Baidu (NASDAQ:BIDU) and Tencent (NASDAQOTH:TCEHY) are generally considered fierce rivals in the Chinese internet market. Both companies are expanding their online-to-offline (O2O) ecosystems by bundling multiple services within their mobile apps, and both companies frequently invest in rival companies.
However, Baidu and Tencent recently came together to lead a 600 million yuan ($87 million) funding round in Shanghai-based electric vehicle maker NIO, formerly known as NextEV. That round -- which attracted other major investors like DG Capital, TPG, Hillhouse Capital, and Lenovo -- valued the start-up at 20 billion yuan ($2.9 billion). NIO has raised nearly $1 billion within the past two years.
NIO was founded in 2014 by Li Bin, the former chairman of Chinese automotive marketing site Bitauto.com. Last November, NIO unveiled the EP9, which set a world record as the fastest electric vehicle in the world at the Nürburgring Nordschleife racetrack in Germany. The company also recently announced that it would launch its NIO EVE autonomous EVs in the U.S. market in 2020.
Why this investment matters to Baidu
Baidu is commonly called the "Google of China", but its core search business has been slowing down due to competitive pressure from social networking rivals like Tencent's WeChat and Weibo, e-commerce rivals like Alibaba's Taobao and Tmall, and a government crackdown on misleading ads -- particularly regarding healthcare products.
Baidu is trying to offset that slowdown by expanding into adjacent markets like cloud services, artificial intelligence, and driverless cars.
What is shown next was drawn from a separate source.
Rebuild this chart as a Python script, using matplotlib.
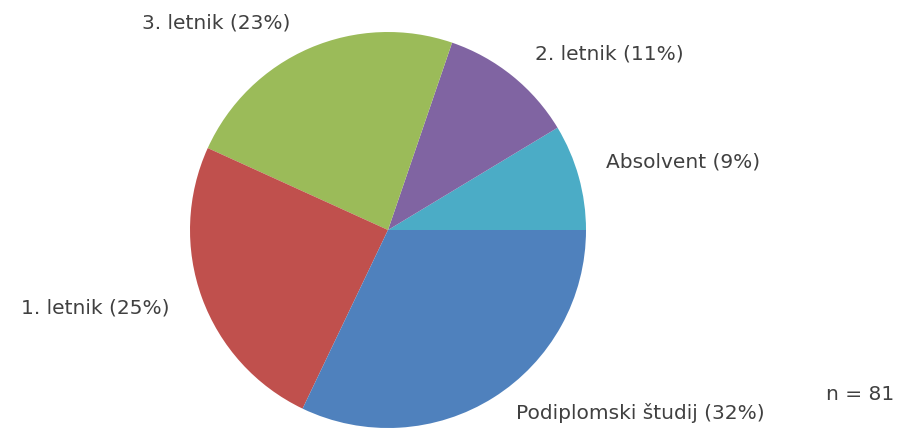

Those three businesses can be integrated with Baidu's market-leading search and maps -- which could eventually let users hail a ride from the Baidu app, pay with Baidu Wallet, and be ferried to their destination by an autonomous EV.
That's why Baidu recently made some big moves into the automotive market. It started testing out driverless cars on public roads in late 2015, formed a driverless tech research center in Silicon Valley last April, and unveiled the fully autonomous, Chinese-made Chery eQ EV last August. Baidu has declared that its first commercial vehicle, an autonomous shuttle bus, will arrive next year.
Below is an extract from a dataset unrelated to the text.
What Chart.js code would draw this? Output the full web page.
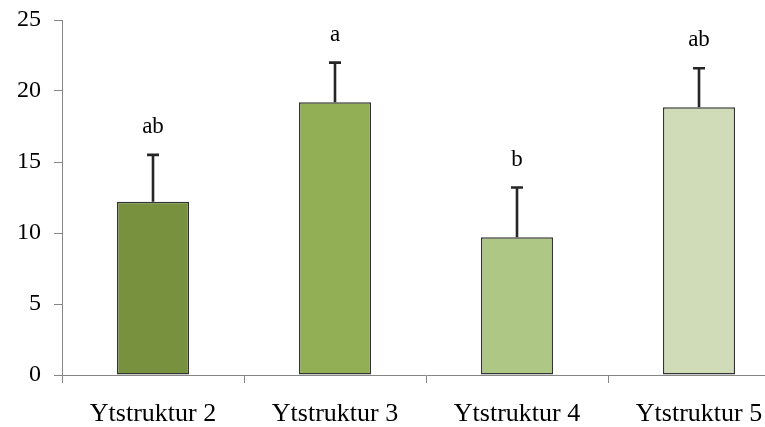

Baidu powers these vehicles with a combination of NVIDIA's automotive chips, HERE Maps, and its own AI algorithms. Baidu also holds a minor stake in Didi Chuxing, the Chinese ride hailing leader which acquired Uber's Chinese business last year. In early March, Baidu established an Intelligent Driving group led by the company's president and chief operating officer, Lu Qi. All these efforts could make Baidu's dream of merging its ecosystem with autonomous EVs come true.
Why this investment matters to Tencent
Tencent owns the biggest social networks in China -- its QQ chat app has 877 million monthly active users (MAUs), and its WeChat mobile messaging app has 846 million MAUs. Over the past few years, Tencent expanded WeChat from a basic messaging app into a platform which lets users hail cabs, make payments, order products, play games, and perform other tasks without ever leaving the app.
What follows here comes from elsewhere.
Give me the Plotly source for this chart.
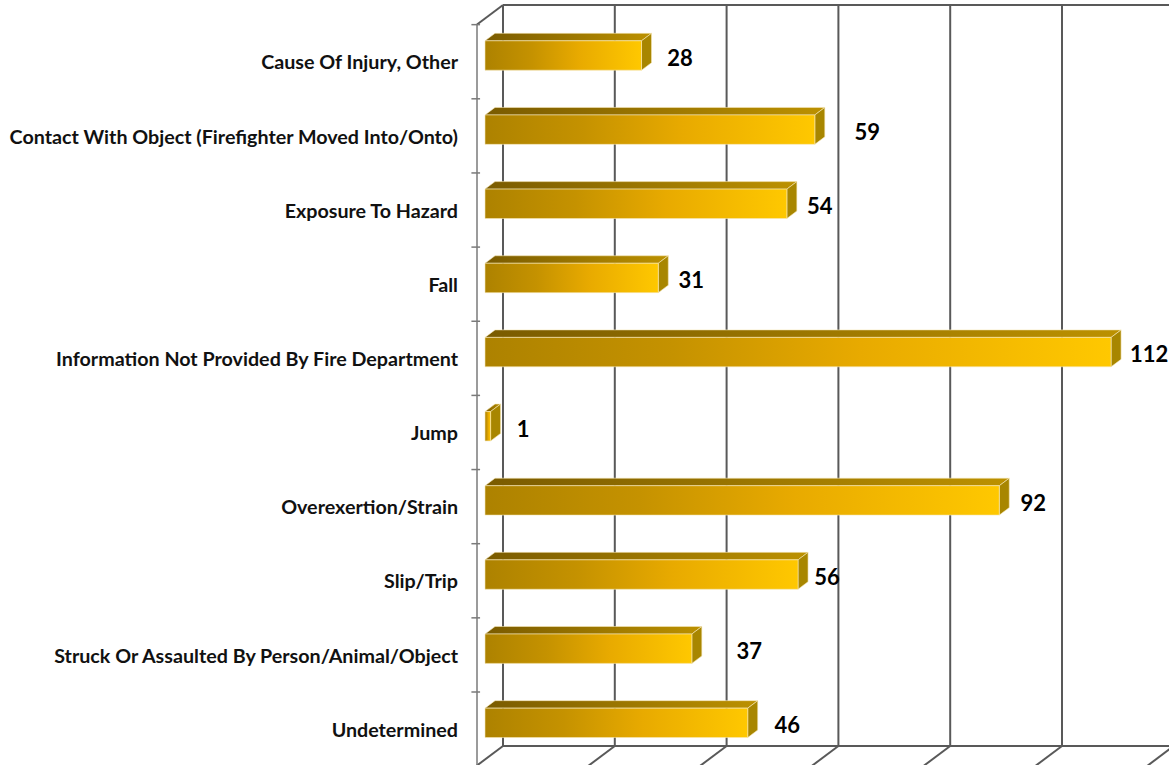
import plotly.graph_objects as go

categories = ["Cause Of Injury, Other", "Contact With Object (Firefighter Moved Into/Onto)",
              "Exposure To Hazard", "Fall", "Information Not Provided By Fire Department",
              "Jump", "Overexertion/Strain", "Slip/Trip",
              "Struck Or Assaulted By Person/Animal/Object", "Undetermined"]
bar_lengths = [28, 59, 54, 31, 112, 1, 92, 56, 37, 47]
value_labels = ["28", "59", "54", "31", "112", "1", "92", "56", "37", "46"]
label_gap = [38.5, 52.5, 33, 33, 38, 32.5, 34, 29, 57.5, 39.5]
axis_ticks = [0, 20, 40, 60, 80, 100, 120]

W, H = 1169, 765
LEFT = 465
PX_X = 5.59
PX_Y = 74.15
x0, x1 = -(485 - LEFT) / PX_X, (W - 485) / PX_X
y_top, y_bot = -55.5 / PX_Y, (H - 55.5) / PX_Y

half_h = 14.7 / PX_Y
dx, dy = 10 / PX_X, 7.5 / PX_Y
back_x = 18 / PX_X
wall_dx, wall_dy = 26 / PX_X, 19.5 / PX_Y
wall_top, wall_bottom = -0.681, 9.312
axis_x = back_x - wall_dx
rows = list(range(len(categories)))

fig = go.Figure()

def lines(xs, ys, color, width):
    fig.add_trace(go.Scatter(x=xs, y=ys, mode="lines", hoverinfo="skip", showlegend=False,
                             line=dict(color=color, width=width)))

# back wall and floor
gx, gy = [], []
for t in axis_ticks:
    bx = t + back_x
    gx += [bx, bx, None, bx, bx - wall_dx * 1.2, None]
    gy += [wall_top, wall_bottom, None, wall_bottom, wall_bottom + wall_dy * 1.2, None]
gx += [back_x, x1, None, back_x, x1, None, axis_x, back_x]
gy += [wall_top, wall_top, None, wall_bottom, wall_bottom, None, wall_top + wall_dy, wall_top]
lines(gx, gy, "#595959", 2)

# front axis and its tick marks
tx, ty = [axis_x, axis_x, None], [wall_top + wall_dy, y_bot, None]
for k in range(len(categories)):
    yy = k - 0.416
    tx += [axis_x - 1, axis_x + 0.55, None]
    ty += [yy, yy, None]
lines(tx, ty, "#7a7a7a", 1.5)

EDGE = "#f6e7b8"
def face(xs, ys, gradient=None, solid=None):
    kw = dict(fillcolor=solid) if solid else dict(
        fillgradient=dict(type="horizontal", colorscale=gradient))
    fig.add_trace(go.Scatter(x=xs, y=ys, mode="lines", fill="toself", hoverinfo="skip",
                             showlegend=False, line=dict(color=EDGE, width=0.6), **kw))

front_scale = [[0, "#AD8200"], [0.3, "#C59200"], [0.6, "#E8AA00"], [1, "#FFC800"]]
top_scale = [[0, "#7A5B00"], [1, "#BC9100"]]

for i, v in zip(rows, bar_lengths):
    t, b = i - half_h, i + half_h
    face([0, dx, v + dx, v, 0], [t, t - dy, t - dy, t, t], gradient=top_scale)
    face([v, v + dx, v + dx, v, v], [t, t - dy, b - dy, b, t], solid="#A88600")
    face([0, v, v, 0, 0], [t, t, b, b, t], gradient=front_scale)

fig.add_trace(go.Scatter(
    x=[v + g / PX_X for v, g in zip(bar_lengths, label_gap)],
    y=[i + 0.065 for i in rows], mode="text", text=value_labels, cliponaxis=False,
    textposition="middle center", hoverinfo="skip", showlegend=False,
    textfont=dict(family="Lato", size=22, color="#000000", weight="bold")))

fig.update_layout(
    width=W, height=H, margin=dict(l=LEFT, r=0, t=0, b=0),
    paper_bgcolor="white", plot_bgcolor="white", showlegend=False,
    xaxis=dict(range=[x0, x1], visible=False, fixedrange=True),
    yaxis=dict(range=[y_bot, y_top], showgrid=False, zeroline=False, showline=False,
               ticks="", tickmode="array", tickvals=[i + 0.095 for i in rows],
               ticktext=categories, ticklabelstandoff=6, fixedrange=True,
               tickfont=dict(family="Lato", size=19.7, color="#111111", weight="bold")),
)
fig.write_html("out.html", config={"displayModeBar": False},
               post_script="document.body.style.margin='0';document.body.style.overflow='hidden';")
This strategy, which lets Tencent build an app ecosystem within iOS and Android without actually owning a mobile OS, forced Baidu and other rivals to add similar services to their apps. Like Baidu, Tencent wants its users to seamlessly hail autonomous EVs from WeChat and make payments with its WePay mobile wallet.
Last year, Tencent, Foxconn, and Chinese automaker Harmony Auto co-founded EV maker Hexiefuteng. Hexiefuteng will produce low to mid-range EVs, and its subsidiary Future Mobility will launch pricier EVs for the luxury market. Last July, Future Mobility declared that it could launch a fully autonomous EV by 2020.
Last December, Tencent, Singapore's GIC sovereign wealth fund, and Chinese mapping company Navinfo jointly acquired a 10% stake in HERE Maps. That move will bolster Tencent's biggest weakness against Baidu -- its lack of a widely used mapping service. Only about eight million people use Tencent's own mapping service, compared to 341 million mobile MAUs who use Baidu Maps.
The road ahead...
Baidu and Tencent's driverless efforts won't clash until autonomous EVs actually hit public roads, but the Chinese government wants 10% of all cars within the country to be self-driving by 2030. For now, the battles between Baidu and Tencent will be waged with the expansion of their O2O ecosystems, investments in companies like NIO, and the founding of new companies like Hexiefuteng.